Pitfall 1: Conflating Unity Catalog with a traditional database permission system.

BAD: “We use GRANT statements to control who can access which tables.”

GOOD: “We define access policies as code in our CI/CD pipeline, with Unity Catalog as the execution layer. Policy changes require approval from data owners and automatic compliance verification before deployment. The GRANT is the implementation detail; the policy is the source of truth.”

Pitfall 2: Treating data classification as a one-time activity.

BAD: “We classify data at ingestion and then apply appropriate protections.”

GOOD: “Classification is a continuous process. We monitor for schema drift that might introduce new sensitive fields, we re-evaluate classification quarterly based on business changes, and we maintain a classification changelog with business justification for every elevation. Downstream consumers are notified automatically when upstream classification increases.”

Pitfall 3: Ignoring the multi-cloud reality.

BAD: “We run our Lakehouse in one cloud region with Unity Catalog managing everything.”

GOOD: “Our metastore federation strategy isolates business unit catalogs with cross-metastore grants for shared datasets. We replicate critical reference data across regions with classification parity enforced by automated policy comparison. Failover to secondary region preserves access controls because they are metastore-bound, not compute-bound.”


FAQ

Does Databricks expect prior Unity Catalog production experience, or can I pass with theoretical knowledge?

Theoretical knowledge passes if it demonstrates operational thinking. I have seen candidates with zero Databricks experience receive strong hire by describing equivalent governance patterns from BigQuery or Snowflake, then explicitly mapping the operational logic to Unity Catalog constructs. What kills you is reciting documentation without showing you have operated under constraint. Mention specific version behaviors, known limitations, or recent feature changes. That signals you follow the platform closely even without production access.

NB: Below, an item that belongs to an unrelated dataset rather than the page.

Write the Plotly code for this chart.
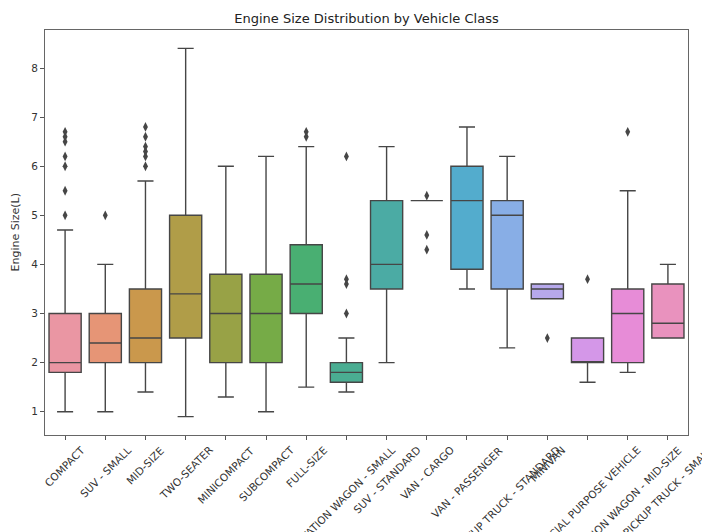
import math
import colorsys
import plotly.graph_objects as go

# ---------------- data ----------------
categories = ["COMPACT", "SUV - SMALL", "MID-SIZE", "TWO-SEATER", "MINICOMPACT",
              "SUBCOMPACT", "FULL-SIZE", "STATION WAGON - SMALL", "SUV - STANDARD",
              "VAN - CARGO", "VAN - PASSENGER", "PICKUP TRUCK - STANDARD", "MINIVAN",
              "SPECIAL PURPOSE VEHICLE", "STATION WAGON - MID-SIZE", "PICKUP TRUCK - SMALL"]
q1_vals = [1.8, 2.0, 2.0, 2.5, 2.0, 2.0, 3.0, 1.6, 3.5, 5.3, 3.9, 3.5, 3.3, 2.0, 2.0, 2.5]
median_vals = [2.0, 2.4, 2.5, 3.4, 3.0, 3.0, 3.6, 1.8, 4.0, 5.3, 5.3, 5.0, 3.5, 2.0, 3.0, 2.8]
q3_vals = [3.0, 3.0, 3.5, 5.0, 3.8, 3.8, 4.4, 2.0, 5.3, 5.3, 6.0, 5.3, 3.6, 2.5, 3.5, 3.6]
low_whisker = [1.0, 1.0, 1.4, 0.9, 1.3, 1.0, 1.5, 1.4, 2.0, 5.3, 3.5, 2.3, 3.3, 1.6, 1.8, 2.5]
high_whisker = [4.7, 4.0, 5.7, 8.4, 6.0, 6.2, 6.4, 2.5, 6.4, 5.3, 6.8, 6.2, 3.6, 2.5, 5.5, 4.0]
outliers = [
    [5.0, 5.5, 6.0, 6.2, 6.5, 6.6, 6.7],
    [5.0],
    [6.0, 6.2, 6.3, 6.4, 6.6, 6.8],
    [],
    [],
    [],
    [6.6, 6.7],
    [3.0, 3.6, 3.7, 6.2],
    [],
    [4.3, 4.6, 5.4],
    [],
    [],
    [2.5],
    [3.7],
    [6.7],
    [],
]
y_ticks = [1, 2, 3, 4, 5, 6, 7, 8]

# ---------------- seaborn-like husl palette ----------------
_m = [[3.2406, -1.5372, -0.4986],
      [-0.9689, 1.8758, 0.0415],
      [0.0557, -0.2040, 1.0570]]
_refU, _refV = 0.19784, 0.46834
_lab_e, _lab_k = 0.008856, 903.3


def _max_chroma(L, H):
    hrad = math.radians(H)
    sinH, cosH = math.sin(hrad), math.cos(hrad)
    sub1 = (L + 16) ** 3.0 / 1560896.0
    sub2 = sub1 if sub1 > 0.008856 else (L / 903.3)
    result = float("inf")
    for m1, m2, m3 in _m:
        top = (0.99915 * m1 + 1.05122 * m2 + 1.14460 * m3) * sub2
        rbottom = 0.86330 * m3 - 0.17266 * m2
        lbottom = 0.12949 * m3 - 0.38848 * m1
        bottom = (rbottom * sinH + lbottom * cosH) * sub2
        for t in (0.0, 1.0):
            C = L * (top - 1.05122 * t) / (bottom + 0.17266 * sinH * t)
            if 0.0 < C < result:
                result = C
    return result


def _f_inv(t):
    return t ** 3 if t ** 3 > _lab_e else (116.0 * t - 16.0) / _lab_k


def _from_linear(c):
    return 12.92 * c if c <= 0.0031308 else 1.055 * c ** (1 / 2.4) - 0.055


def husl_to_rgb(h, s, l):
    C = _max_chroma(l, h) / 100.0 * s
    hr = math.radians(h)
    U, V = C * math.cos(hr), C * math.sin(hr)
    Y = _f_inv((l + 16.0) / 116.0)
    varU = U / (13.0 * l) + _refU
    varV = V / (13.0 * l) + _refV
    X = 0.0 - (9.0 * Y * varU) / ((varU - 4.0) * varV - varU * varV)
    Z = (9.0 * Y - 15.0 * varV * Y - varV * X) / (3.0 * varV)
    rgb = [_from_linear(r[0] * X + r[1] * Y + r[2] * Z) for r in _m]
    return [min(max(c, 0.0), 1.0) for c in rgb]


def palette(n, h=0.01, s=0.9, l=0.7, desat=0.75):
    out = []
    for i in range(n):
        hue = ((i / n + h) % 1) * 359
        rgb = husl_to_rgb(hue, s * 99, l * 99)
        hh, ll, ss = colorsys.rgb_to_hls(*rgb)
        out.append(colorsys.hls_to_rgb(hh, ll, ss * desat))
    return out


cols = palette(len(categories))
lum = min(colorsys.rgb_to_hls(*c)[1] for c in cols) * 0.6
to_hex = lambda c: "#%02x%02x%02x" % tuple(int(round(v * 255)) for v in c)
gray = to_hex((lum, lum, lum))

# ---------------- figure ----------------
# the page body has an 8px margin, so the figure is 8px smaller than the window
W, H = 702, 524
ML, MR, MT, MB = 37, 22, 22, 97
PW = W - ML - MR

fig = go.Figure()
for i, cat in enumerate(categories):
    fig.add_trace(go.Box(
        x=[cat], q1=[q1_vals[i]], median=[median_vals[i]], q3=[q3_vals[i]],
        lowerfence=[low_whisker[i]], upperfence=[high_whisker[i]],
        fillcolor=to_hex(cols[i]), line=dict(color=gray, width=1.4),
        width=0.8, whiskerwidth=0.5, boxpoints=False, showlegend=False,
        hoverinfo="skip"))

ox, oy = [], []
for cat, vals in zip(categories, outliers):
    for v in vals:
        ox.append(cat)
        oy.append(v)
fig.add_trace(go.Scatter(x=ox, y=oy, mode="markers", showlegend=False,
                         marker=dict(symbol="diamond-tall", size=7, color=gray,
                                     line=dict(width=0))))

font = "DejaVu Sans"
annotations = []
for cat in categories:
    annotations.append(dict(x=cat, xref="x", y=0, yref="paper", text=cat,
                            xanchor="center", yanchor="top", textangle=-45,
                            yshift=-6, showarrow=False,
                            font=dict(family=font, size=10.5, color="#333333")))
annotations.append(dict(x=-30 / PW, xref="paper", y=0.5, yref="paper",
                        text="Engine Size(L)", textangle=-90, showarrow=False,
                        xanchor="center", yanchor="middle",
                        font=dict(family=font, size=11, color="#333333")))

fig.update_layout(
    width=W, height=H,
    margin=dict(l=ML, r=MR, t=MT, b=MB),
    paper_bgcolor="white", plot_bgcolor="white",
    boxmode="overlay",
    title=dict(text="Engine Size Distribution by Vehicle Class", x=0.5, xref="paper",
               y=1 - 10 / H, yref="container", yanchor="middle",
               font=dict(family=font, size=13, color="#222222")),
    annotations=annotations,
    font=dict(family=font),
)
fig.update_xaxes(type="category", categoryorder="array", categoryarray=categories,
                 range=[-0.5, len(categories) - 0.5], showticklabels=False,
                 ticks="outside", ticklen=4, tickcolor="#555555",
                 showline=True, mirror=True, linecolor="#666666", linewidth=1,
                 showgrid=False, zeroline=False, automargin=False, fixedrange=True)
fig.update_yaxes(range=[0.525, 8.775], tickvals=y_ticks, ticks="outside", ticklen=4,
                 tickcolor="#555555", tickfont=dict(family=font, size=10.5, color="#333333"),
                 showline=True, mirror=True, linecolor="#666666", linewidth=1,
                 showgrid=False, zeroline=False, automargin=False)

fig.write_html("out.html")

How deep should I go on Delta Sharing in a governance-focused loop?

Deep enough to describe the complete trust lifecycle. In one loop, a candidate proposed Delta Sharing for partner data distribution but had no answer for how to revoke access when a partnership ends, how to detect anomalous query volumes from a recipient, or how to prove to auditors what data left the boundary. The feature mention was correct. The governance absence was fatal. Prepare: token rotation cadence, recipient verification workflow, query log retention for audit, and the exact API call for immediate revocation.

What compensation level should I negotiate if I pass this loop successfully?

Senior software engineer offers at Databricks in 2024 ranged from $182,000 to $220,000 base, with equity packages varying dramatically by series and individual negotiation. Staff-level candidates who demonstrated deep governance expertise in system design frequently received offers at the upper bound or above, with sign-on bonuses of $25,000 to $50,000 to compensate for forfeited equity from prior roles. The system design performance correlates more strongly with leveling than with coding performance at senior-plus bands. A strong loop with mediocre coding might still staff-level you; strong coding with weak system design rarely does.